Это что же получается? Первый государственный автомобильный завод имени Ленина? ЗИЛ? Чудны дела твои, Господи! Это что ж, опять я виноват? Мне что, чихнуть нельзя, чтобы что-нибудь не поменялось? Самое главное, конечно, чтобы на пользу, но пугает то, что этот процесс я абсолютно не контролирую. Все мои изощренные планы разбиваются о суровую реальность, в то же время любые незначительные телодвижения могут вызвать деформацию известной мне истории, причем существенную. В поговорку «все, что ни делается — все к лучшему» я с некоторых пор не верю. Потому как осознал, что из нее, как из песни, слова не выкинешь, а правильно она звучит «Все, что Господь ни делает — все к лучшему», смысл совершенно другой. А я всего лишь человек, которому, как известно, свойственно ошибаться. Но и сидеть сиднем я не могу! Задачи своей не выполню!

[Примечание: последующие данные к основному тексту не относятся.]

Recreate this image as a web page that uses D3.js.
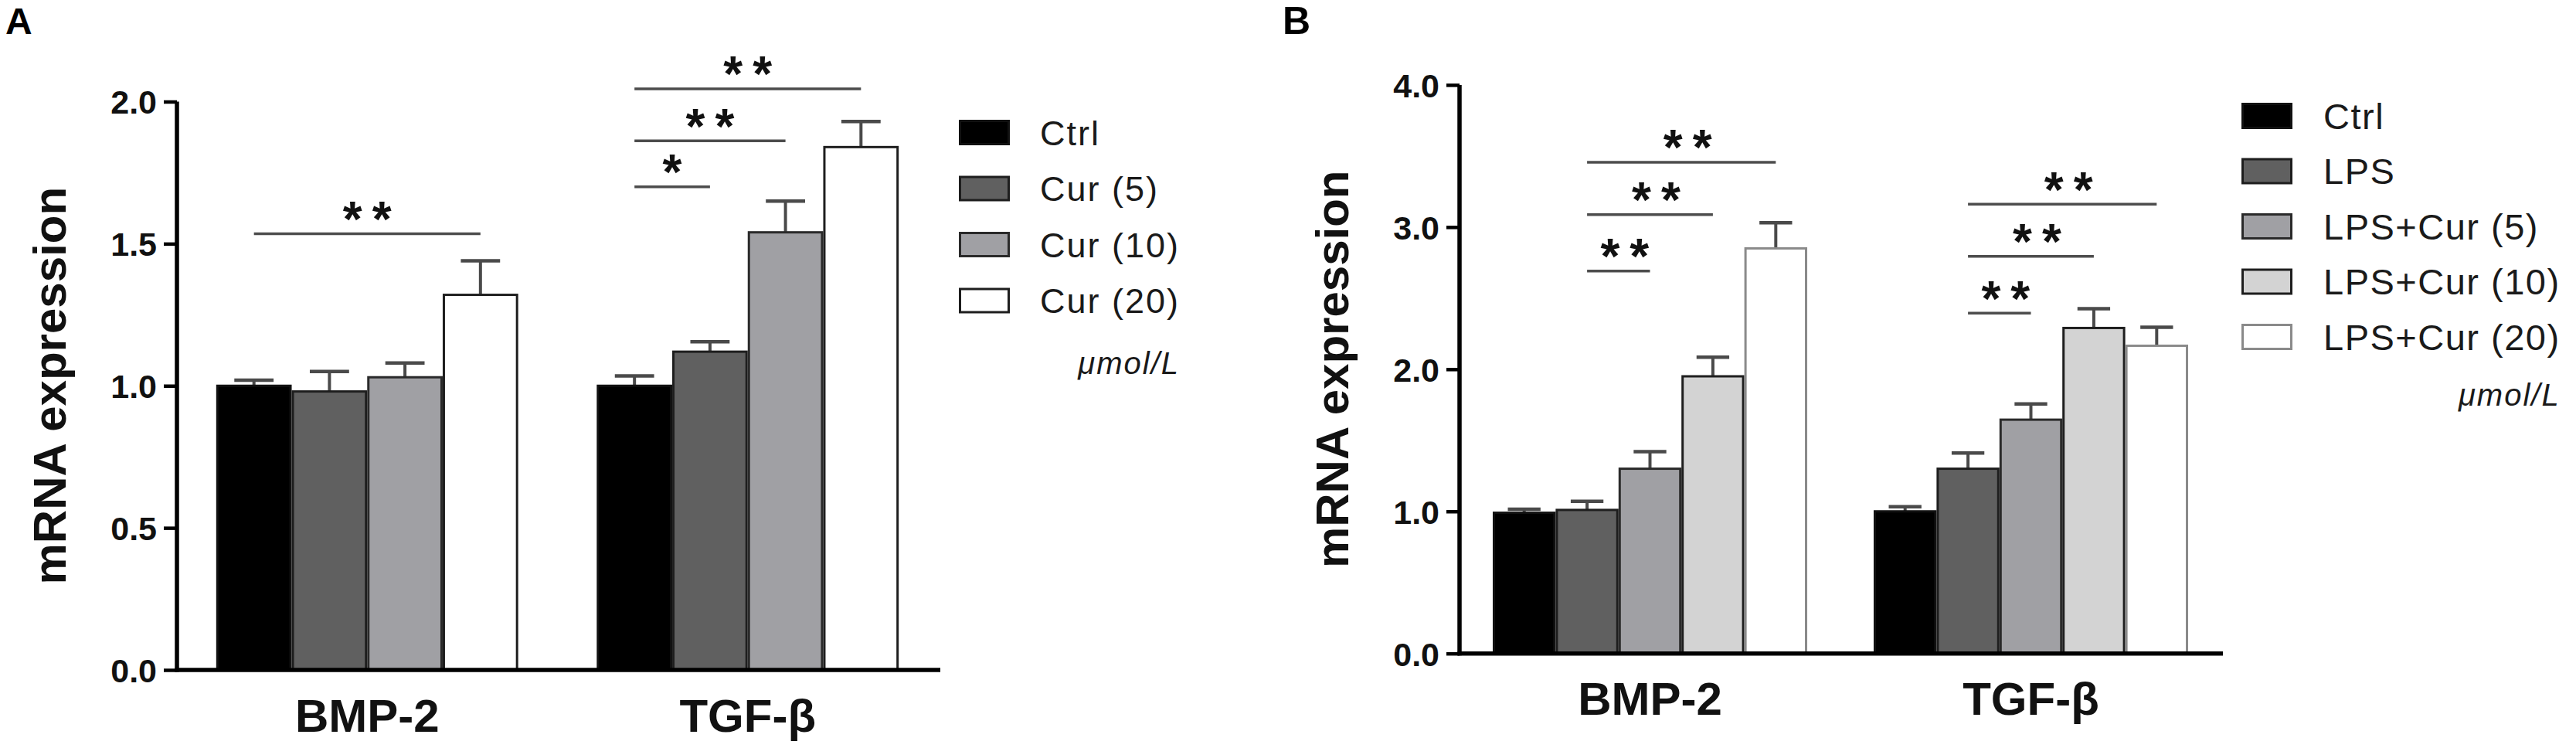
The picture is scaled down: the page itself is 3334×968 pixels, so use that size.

Хорошо врачам с их принципом «Не навреди!», у них все рецепты записаны, да и тренировались они сперва на покойниках. Мне же надо править по живому организму целой страны, и лекарство неизвестно. Блин, да я даже диагноз поставить не могу!
Пока я рассуждал сам с собой подобным образом, на импровизированной трибуне выступали по очереди руководители и передовики производства. Дошла очередь и до нашего незабвенного ударника Пети Милова, славящегося своим умением произносить зажигательные речи, правда исключительно в женском обществе и интимной обстановке. Его выступление живо напомнило мультик про Чебурашку и крокодила Гену: «Мы строили-строили, наконец построили. Ура!» При этом он судорожно мял свою парадную фуражку, а взгляд его, метавшийся по толпе, вдруг сфокусировался на мне. Я даже не успел сообразить, чем мне это грозит, как говорливый комсомолец ляпнул, тыкая в меня пальцем.
— Да мы, это что… Вот, товарищ Любимов — да! Это он все… А еще винтовку сделал!
Стоящие впереди меня люди обернулись и расступились, желая рассмотреть мою примечательную личность, те, кто был рядом, тоже отодвинулись на шаг, и я, с отвисшей от неожиданности челюстью, остался один в живом коридоре, образовавшемся по направлению указующего перста нежно мной про себя любимого, в самых заковыристых выражениях, ученика.
— Петрович! А ну давай-ка, держи речь! Скажи от мастеров нашего цеха! — Евдокимов подтолкнул меня в спину, и мне пришлось сделать пару шагов вперед на ватных ногах. Попытавшись восстановить положение и отступить назад, наткнулся на рабочих, уже заполнивших свободное пространство. Бросилось в глаза, как усмехнулся Сталин, наблюдая за этой картиной. Мне стало жутко стыдно за свою растерянность, здоровый мужик, а суетится как баба! Я, по ощущениям, даже покраснел. Да что я в конце концов комплексую? Что я людям пару слов сказать не смогу? Говорить — не мешки ворочать! Вон, даже Милов умудрился что-то пролепетать, а мне сам Бог велел! Одернув автоматическим движением робу, решительно направился к трибуне.
Шагая вперед, я смотрел прямо перед собой, и самой примечательной деталью в поле моего зрения были чуть прищуренные в усмешке желтые глаза действующего вождя мирового пролетариата. Может, правда, плюнуть на все и напроситься на аудиенцию, где все рассказать? Сразу станет легче, не придется ничего придумывать и терпеливо капать на мозги ответственным работникам, чтобы те почесались и двинулись в нужную сторону. С другой стороны, есть нехилый шанс, что информация будет использована неправильно, а я уже с этим ничего поделать не смогу. Все-таки этих товарищей я еще толком не понимаю. Нет, какое-то беспомощное состояние, когда все решает кто-то другой, мне не по нутру. Так что, обойдешься, усатый, без послезнания, не уверен я в тебе.
Поднимаясь по боковой лесенке на сколоченную из неструганных досок, спрятанных за транспарантом, импровизированную трибуну, наткнулся на Артюхину, оттесненную мужиками в задний ряд и поэтому ранее не замеченную.
— Здравствуй, товарищ Любимов, — ободряюще улыбнулась мне она, пока я проходил мимо.